The Korean chicken sandwich was the Serb’s choice. It was marinated in Korean paste, and I assume yogurt and honey because those two ingredients weren’t anywhere else in the sandwich. Overall, the sandwich was good – the bread was crusty, yet soft and the chicken was moist but didn’t make the bread soggy. It arrived with a side of coleslaw and another foamy sauce that unfortunately was not easy to identify either. Perhaps my taste buds were temporarily disabled. I hope it’s not a permanent predicament as my future reviews will be rather useless.
Beef Anticucho are tenderloin skewers originating from South America, that according to the menu are with smoky chili, garlic, and oregano. So you can imagine my surprise when it arrived covered with a bright yellow sauce. A yellow so bright, it looked liked runny egg yolk. The sauce wasn’t bad, but I just wasn’t expecting it. However, again, I couldn’t tell you what sauce it was – I thought it might be a mustard, but it had no heat, and then maybe some crazy South American mayonnaise, but lacked the consistency. So, if anyone knows – answers on a postcard please. Having said that, the meat was great – tender, well seasoned and a good portion. There were some baby potatoes hiding under the yellow magma that could have done with being cooked a little longer.
The drinks menu is ideally suited for the D3 creative crowd, with hand-harvested teas, cold brew coffees, smoothies and crafted soft drinks, of which some are from the excellent Fentiman’s range.
I must also add that all the food and drinks are served by a very friendly and approachable team, who seem genuine, down to earth and friendly – kind of like a group of your friends inviting you round for lunch – except much nicer than my friends.

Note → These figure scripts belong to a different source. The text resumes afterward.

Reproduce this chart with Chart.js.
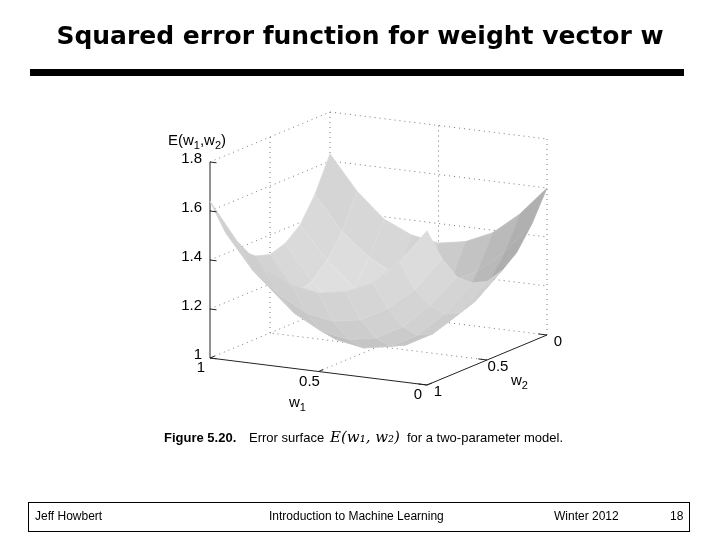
<!DOCTYPE html>
<html><head><meta charset="utf-8">
<script src="https://cdn.jsdelivr.net/npm/chart.js@4.4.1/dist/chart.umd.min.js"></script>
<style>
body{margin:0;width:720px;height:540px;background:#fff;position:relative;overflow:hidden;font-family:"Liberation Sans",Arial,sans-serif}
#c{position:absolute;left:0;top:0}
.t{position:absolute;left:0;width:720px;top:21px;text-align:center;font:bold 25px "DejaVu Sans",sans-serif;color:#000}
.bar{position:absolute;left:30px;width:654px;top:69px;height:7px;background:#000}
.foot{position:absolute;left:28px;top:502px;width:660px;height:28px;border:1px solid #000;font-size:12px}
.foot span{position:absolute;top:6px}
</style></head><body>
<canvas id="c" width="720" height="540"></canvas>
<div class="t">Squared error function for weight vector w</div>
<div class="bar"></div>
<div class="foot"><span style="left:6px">Jeff Howbert</span><span style="left:240px">Introduction to Machine Learning</span><span style="left:525px">Winter 2012</span><span style="left:641px">18</span></div>
<script>
// grid axes: w1 rows, w2 columns
const w1Values=[0,0.125,0.25,0.375,0.5,0.625,0.75,0.875,1];
const w2Values=[0,0.125,0.25,0.375,0.5,0.625,0.75,0.875,1];
const errorValues=[
[1.60,1.48,1.39,1.34,1.32,1.34,1.39,1.49,1.63],
[1.48,1.35,1.26,1.20,1.18,1.20,1.26,1.35,1.49],
[1.39,1.26,1.16,1.10,1.08,1.10,1.16,1.26,1.39],
[1.34,1.20,1.10,1.04,1.02,1.04,1.10,1.20,1.34],
[1.32,1.18,1.08,1.02,1.00,1.02,1.08,1.18,1.32],
[1.34,1.20,1.10,1.04,1.02,1.04,1.10,1.20,1.34],
[1.39,1.26,1.16,1.10,1.08,1.10,1.16,1.26,1.39],
[1.49,1.35,1.26,1.20,1.18,1.20,1.26,1.35,1.49],
[1.63,1.49,1.39,1.34,1.32,1.34,1.39,1.49,1.64]];
const zTicks=[1,1.2,1.4,1.6,1.8];
const wTicks=[0,0.5,1];
const zMin=1,zMax=1.8;

function proj(w1,w2,z){return [427-217*w1+120*(1-w2), 385-27*w1-50*(1-w2)-245*(z-1)];}

const surf={id:'surf',afterDatasetsDraw(ch){
 const c=ch.ctx,xs=ch.scales.x,ys=ch.scales.y;
 const P=(a,b,z)=>{const p=proj(a,b,z);return [xs.getPixelForValue(p[0]),ys.getPixelForValue(p[1])];};
 const line=(pts,col,w,dash)=>{c.beginPath();pts.forEach((p,i)=>{const q=P(...p);i?c.lineTo(q[0],q[1]):c.moveTo(q[0],q[1]);});c.strokeStyle=col;c.lineWidth=w;c.setLineDash(dash||[]);c.stroke();c.setLineDash([]);};
 c.save();
 const g='#777',D=[1,4];
 line([[0.5,0,zMin],[0.5,1,zMin]],g,1,D);line([[0,0.5,zMin],[1,0.5,zMin]],g,1,D);
 line([[1,1,zMin],[1,0,zMin],[0,0,zMin]],g,1,D);
 zTicks.forEach(z=>{if(z>zMin)line([[1,1,z],[1,0,z],[0,0,z]],g,1,D);});
 [[1,0.5],[1,0],[0.5,0],[0,0]].forEach(p=>line([[p[0],p[1],zMin],[p[0],p[1],zMax]],g,1,D));
 const k='#222';
 line([[1,1,zMin],[0,1,zMin],[0,0,zMin]],k,1);
 line([[1,1,zMin],[1,1,zMax]],k,1);
 const quads=[];
 let L=[-0.4,0.3,1];const ll=Math.hypot(...L);L=L.map(x=>x/ll);
 for(let i=0;i<8;i++)for(let j=0;j<8;j++){
  const a=w1Values[i],b=w1Values[i+1],u=w2Values[j],v=w2Values[j+1];
  const z=errorValues;
  const dz1=((z[i+1][j]+z[i+1][j+1])-(z[i][j]+z[i][j+1]))/2/(b-a)*1.2;
  const dz2=((z[i][j+1]+z[i+1][j+1])-(z[i][j]+z[i+1][j]))/2/(v-u)*1.2;
  let n=[-dz1,-dz2,1];const nl=Math.hypot(...n);n=n.map(x=>x/nl);
  const d=Math.abs(n[0]*L[0]+n[1]*L[1]+n[2]*L[2]);
  const pts=[[a,u,z[i][j]],[b,u,z[i+1][j]],[b,v,z[i+1][j+1]],[a,v,z[i][j+1]]];
  const sp=pts.map(p=>proj(...p));let ar=0;for(let m=0;m<4;m++){const p=sp[m],q=sp[(m+1)%4];ar+=p[0]*q[1]-q[0]*p[1];}
  const sh=ar<0?Math.round(140+90*d):Math.round(170+50*(1-d)+12*((a+b)/2));
  quads.push({depth:(a+b)/2+(1-(u+v)/2),pts,sh});
 }
 quads.sort((p,q)=>q.depth-p.depth);
 quads.forEach(q=>{c.beginPath();q.pts.forEach((p,i)=>{const r=P(...p);i?c.lineTo(r[0],r[1]):c.moveTo(r[0],r[1]);});c.closePath();
  const col=`rgb(${q.sh},${q.sh},${q.sh})`;c.fillStyle=col;c.fill();c.strokeStyle=`rgb(${q.sh+5},${q.sh+5},${q.sh+5})`;c.lineWidth=0.8;c.stroke();});
 c.fillStyle='#000';c.font='15px "Liberation Sans",Arial';
 c.textAlign='right';c.textBaseline='middle';
 zTicks.forEach(z=>{const p=P(1,1,z);c.fillText(String(z),p[0]-8,p[1]-3);line([[1,1,z],[0.97,1,z]],k,1);});
 wTicks.forEach(t=>{line([[t,1,zMin],[t,0.96,zMin]],k,1);line([[0,t,zMin],[0.04,t,zMin]],k,1);});
 c.textAlign='center';
 wTicks.forEach(t=>{const p=P(t,1,zMin);c.fillText(String(t),p[0]-9,p[1]+10);
   const q=P(0,t,zMin);c.fillText(String(t),q[0]+11,q[1]+7);});
 c.textAlign='left';c.textBaseline='alphabetic';
 const sub=(x,y,m,s)=>{c.font='15px "Liberation Sans"';c.fillText(m,x,y);const w=c.measureText(m).width;c.font='11px "Liberation Sans"';c.fillText(s,x+w,y+4);return x+w+c.measureText(s).width;};
 {const p=P(1,1,zMax);let x=p[0]-42,y=p[1]-17;x=sub(x,y,'E(w','1');x=sub(x,y,',w','2');c.font='15px "Liberation Sans"';c.fillText(')',x,y);}
 sub(289,407,'w','1');
 sub(511,385,'w','2');
 c.font='bold 13px "Liberation Sans"';c.fillText('Figure 5.20.',164,442);
 c.font='13px "Liberation Sans"';c.fillText('Error surface',249,442);
 c.font='italic 15px "DejaVu Serif"';c.fillText('E(w₁, w₂)',330,442);
 c.font='13px "Liberation Sans"';c.fillText('for a two-parameter model.',407,442);
 c.restore();
}};
new Chart(document.getElementById('c'),{type:'scatter',data:{datasets:[{data:[]}]},
 options:{responsive:false,animation:false,layout:{padding:0},plugins:{legend:{display:false},tooltip:{enabled:false}},
 scales:{x:{type:'linear',min:0,max:720,display:false},y:{type:'linear',min:0,max:540,reverse:true,display:false}}},
 plugins:[surf]});
</script></body></html>
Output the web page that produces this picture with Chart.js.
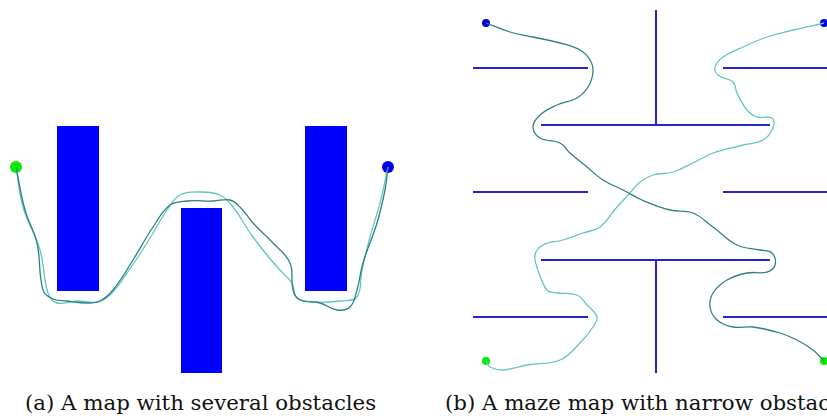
<!DOCTYPE html>
<html>
<head>
<meta charset="utf-8">
<script src="https://cdn.jsdelivr.net/npm/chart.js@4.4.1/dist/chart.umd.min.js"></script>
<style>
  html, body { margin: 0; padding: 0; background: #fff; overflow: hidden; }
  body { width: 827px; height: 416px; position: relative; }
  .panel { position: absolute; }
  .caption { position: absolute; top: 392px; font-family: "DejaVu Serif", serif; font-size: 21.3px; line-height: 21px; color: #111; white-space: nowrap; }
</style>
</head>
<body>
<div class="panel" style="left:0px; top:110px;"><canvas id="mapA" width="400" height="270"></canvas></div>
<div class="panel" style="left:460px; top:0px;"><canvas id="mapB" width="400" height="380"></canvas></div>
<div class="caption" id="capA" style="left:25px;">(a) A map with several obstacles</div>
<div class="caption" id="capB" style="left:445px;">(b) A maze map with narrow obstacles</div>
<script>
// ---- mapa (a): obstáculos rectangulares [x0, yTop, x1, yBottom]
var obstaculosA = [
    [57, 16, 99, 181],
    [181, 98, 222, 263],
    [305, 16, 347, 181]
];
var inicioA = [{x: 16, y: 57}];
var metaA = [{x: 388, y: 57}];
// trayectorias (a)
var rutaA1_x = [16, 25, 37, 43, 53, 67, 87, 100, 113, 133, 153, 170, 187, 213, 230, 240, 253, 273, 290, 293, 300, 320, 337, 350, 357, 363, 377, 385, 388];
var rutaA1_y = [57, 100, 133, 180, 189, 191, 193, 191, 180, 150, 117, 95, 91, 91, 90, 97, 113, 133, 153, 180, 190, 193, 200, 197, 180, 153, 113, 80, 57];
var rutaA2_x = [16, 23, 40, 48, 57, 77, 97, 110, 127, 147, 167, 180, 200, 220, 233, 253, 277, 292, 297, 317, 340, 357, 362, 370, 380, 388];
var rutaA2_y = [57, 97, 140, 183, 193, 191, 192, 185, 163, 133, 100, 85, 82, 85, 97, 127, 157, 173, 188, 192, 191, 187, 160, 127, 93, 57];

// ---- mapa (b): paredes [x0, y0, x1, y1]
var paredesB = [
    [196, 10, 196, 125], [81, 125, 310, 125],
    [13, 68, 128, 68], [263, 68, 380, 68],
    [13, 192, 128, 192], [263, 192, 380, 192],
    [81, 260, 310, 260], [196, 260, 196, 373],
    [13, 317, 128, 317], [263, 317, 380, 317]
];
var iniciosB = [{x: 26, y: 361}, {x: 364, y: 361}];
var metasB = [{x: 26, y: 23}, {x: 364, y: 23}];
var rutaB1_x = [26, 50, 73, 100, 120, 130, 133, 128, 117, 97, 80, 73, 80, 100, 110, 127, 143, 163, 182, 210, 233, 253, 277, 300, 312, 315, 307, 287, 267, 253, 250, 257, 273, 293, 320, 337, 353, 364];
var rutaB1_y = [23, 32, 37, 43, 50, 60, 72, 87, 98, 105, 115, 127, 138, 143, 153, 167, 180, 190, 200, 210, 213, 227, 245, 250, 253, 265, 272, 273, 280, 293, 307, 320, 327, 327, 333, 340, 350, 361];
var rutaB2_x = [364, 333, 307, 283, 263, 255, 258, 273, 277, 287, 297, 312, 313, 303, 283, 253, 233, 213, 193, 180, 170, 157, 140, 123, 103, 83, 75, 78, 87, 97, 117, 127, 137, 133, 120, 100, 67, 43, 30, 26];
var rutaB2_y = [23, 30, 37, 47, 57, 67, 75, 82, 93, 110, 117, 118, 128, 140, 145, 153, 163, 172, 175, 182, 193, 207, 227, 233, 240, 245, 255, 270, 290, 293, 295, 305, 317, 327, 343, 360, 365, 370, 367, 361];

var colorOscuro = '#2f8080';
var colorClaro = '#63c4c4';

function puntos(xs, ys) {
    return xs.map(function (x, i) { return {x: x, y: ys[i]}; });
}

function ruta(xs, ys, color) {
    return {
        data: puntos(xs, ys),
        showLine: true,
        borderColor: color,
        borderWidth: 1.3,
        pointRadius: 0,
        tension: 0.4,
        fill: false
    };
}

function punto(data, color, r) {
    return {data: data, showLine: false, pointRadius: r, pointBackgroundColor: color, pointBorderColor: color, pointBorderWidth: 0};
}

function opciones(xmax, ymax) {
    return {
        responsive: false,
        animation: false,
        layout: {padding: 0, autoPadding: false},
        plugins: {legend: {display: false}, tooltip: {enabled: false}},
        scales: {
            x: {type: 'linear', min: 0, max: xmax, display: false},
            y: {type: 'linear', min: 0, max: ymax, reverse: true, display: false}
        }
    };
}

// Mapa (a)
var datosA = [];
obstaculosA.forEach(function (r) {
    datosA.push({
        data: [{x: r[0], y: r[1]}, {x: r[2], y: r[1]}, {x: r[2], y: r[3]}, {x: r[0], y: r[3]}, {x: r[0], y: r[1]}],
        showLine: true,
        borderColor: '#0000ff',
        borderWidth: 0,
        borderJoinStyle: 'miter',
        backgroundColor: '#0000ff',
        pointRadius: 0,
        fill: 'shape'
    });
});
datosA.push(ruta(rutaA1_x, rutaA1_y, colorOscuro));
datosA.push(ruta(rutaA2_x, rutaA2_y, colorClaro));
datosA.push(punto(inicioA, '#00ee00', 6));
datosA.push(punto(metaA, '#0000ee', 6));

new Chart(document.getElementById('mapA').getContext('2d'), {
    type: 'scatter',
    data: {datasets: datosA},
    options: opciones(400, 270)
});

// Mapa (b)
var datosB = [];
paredesB.forEach(function (p) {
    datosB.push({
        data: [{x: p[0], y: p[1]}, {x: p[2], y: p[3]}],
        showLine: true,
        borderColor: '#2424d0',
        borderWidth: 2,
        borderCapStyle: 'butt',
        pointRadius: 0
    });
});
datosB.push(ruta(rutaB1_x, rutaB1_y, colorOscuro));
datosB.push(ruta(rutaB2_x, rutaB2_y, colorClaro));
datosB.push(punto(iniciosB, '#00ee00', 4));
datosB.push(punto(metasB, '#0000dd', 4));

new Chart(document.getElementById('mapB').getContext('2d'), {
    type: 'scatter',
    data: {datasets: datosB},
    options: opciones(400, 380)
});
</script>
</body>
</html>
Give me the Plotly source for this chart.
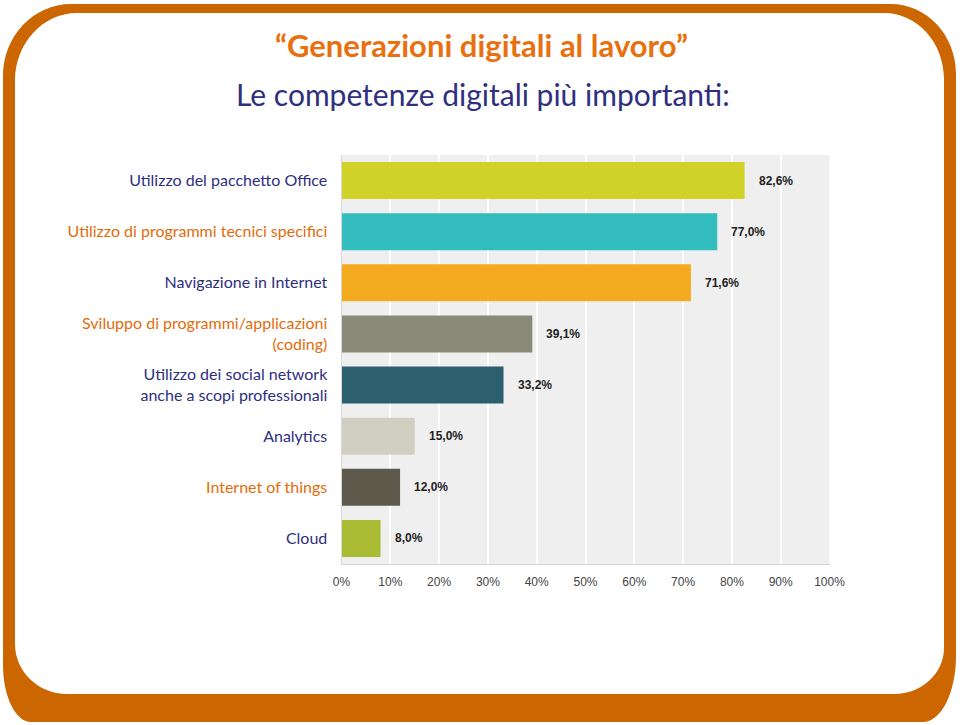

I think when life returns to D3, which is probably Sunday through Thursday, this little café, with its on-trend menu, quality ingredients and cracking drinks list, will be a busy little place.
As the Serb and I made our way back to the car, we found a new appreciation for the D3 area – it’s going to be a great business hub for all the new innovative, disruptive SME’s that Dubai is getting good at nurturing into life. I’m happy that places like the Craft Café are part of that journey.
As we approached the car, a security guy came out of nowhere and told us off for taking more than one parking bay. I guess there will always be a tomorrow.